The question then is how to arrange Fedora to best enable merging features that enable interesting projects. Time-based branching is certainly one strategy for that. It's a model people are at least familiar with, if not necessarily comfortable; it allows for planning against upstream schedules; and if it doesn't promise novelty it at least promises currency. Given we have no real alternative proposals, I can't advocate for abolishing time-based branching, there needs to be something to plan around. More interesting to me is the challenges faced by any particular feature merge, and that we don't just wedge features into an existing design but fix our own tools and processes to match. (Imagine, for instance, if we built rpms using something nicer than rpmbuild; how would we migrate away from spec files?)

What are the most pressing issues facing Fedora today (from engineering POV)? What should we do about them?

Release engineering. We need a systematic review of our releng processes and tools, and we need to fix them to the point that we're not constantly doing fire drills at release time trying to get things out the door. We should probably consider alternatives to rpm spec, for all the same reasons that gnu changelogs are terrible. We need sufficient tooling around package git to make it easy to branch from a Fedora base, build your own overlay repos, and keep them up to date as Fedora moves ahead. We need to accept that library bundling will sometimes be unavoidable, and we need tools to track and manage that.

Care to share a screenshot of your Fedora desktop?

It's not much to look at, though careful observers will note the translucent top bar: https://ajax.fedorapeople.org/desktop.png

What are your interests and experience outside of Fedora? What of those things will help you in this role?

Oh, the usual. I read, I bike, I snowboard, I play music. Not sure how much that helps in a fesco context, other than reminding one that there are more important things in life than arguing about computers.

Anything else voters should know?

Be excellent to each other.

How can FESCo do a better job communicating with the rest of the Fedora community, or do you feel that FESCo is already doing well here?

It might be interesting to go beyond just the "meeting minutes" style of reporting and write something more in the spirit of an LWN article or blog post. There's a lot of context around fesco issues that isn't necessarily obvious to the casual observer.

What can you accomplish as part of FESCo that you couldn't accomplish as a contributor to Fedora without sitting on FESCo?

It forces me to take a more active interest in parts of the project that I wouldn't normally, and it means I can vote, but other than that I don't feel like it gives me any particular superpowers. Most of the things I'm personally interested in are things I can accomplish as an individual contributor.

What degree of leeway do you feel that the Working Groups should have to diverge from one another in establishing their own identity?

As much as they need? I think that'll be a more interesting question once there are enough working groups with sufficiently different visions for their products.

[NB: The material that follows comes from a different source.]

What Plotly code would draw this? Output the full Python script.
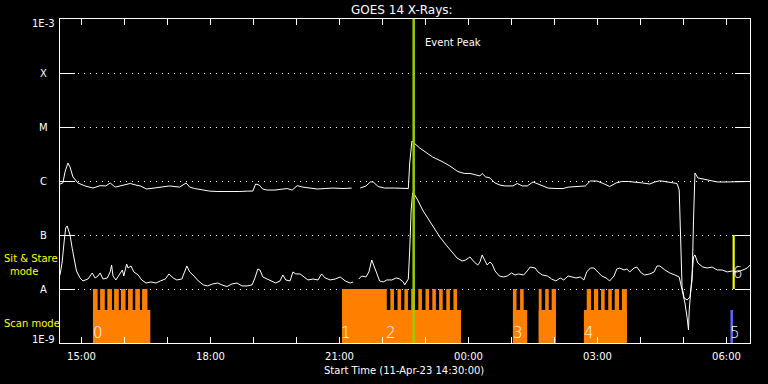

How would you define the set of criteria for promoting a spin to a product? What about the reverse?

I think a spin becomes a product when it has a vision and a set of goals that exceed the mere packaging of bits and extends to actual social or technical progress. If all you're doing is installing Fedora with blackbox as the default window manager, that's a spin. If you're building a workstation OS for developers and content creators, and engaging with external projects to fix their bugs and write cool new features, that's a product.

With the advent of Fedora Council now, what do you see as the significance of FESCO in Fedora project?

I don't think it's much different than the previous relationship with the Board. The council creates social consensus, fesco creates technical consensus.

How "closely" do you, as a member of FESCO, follow the devel mailing list before voting on FESCO meetings? In other words, apart from your own technical qualifications, what is your typical process in arriving at decisions?

I read devel@ pretty much daily, at least as far as scanning subjects for personal relevance. When the agenda is sent out for an upcoming fesco meeting I make a point of reviewing the tickets and any on-list discussion so I can come prepared.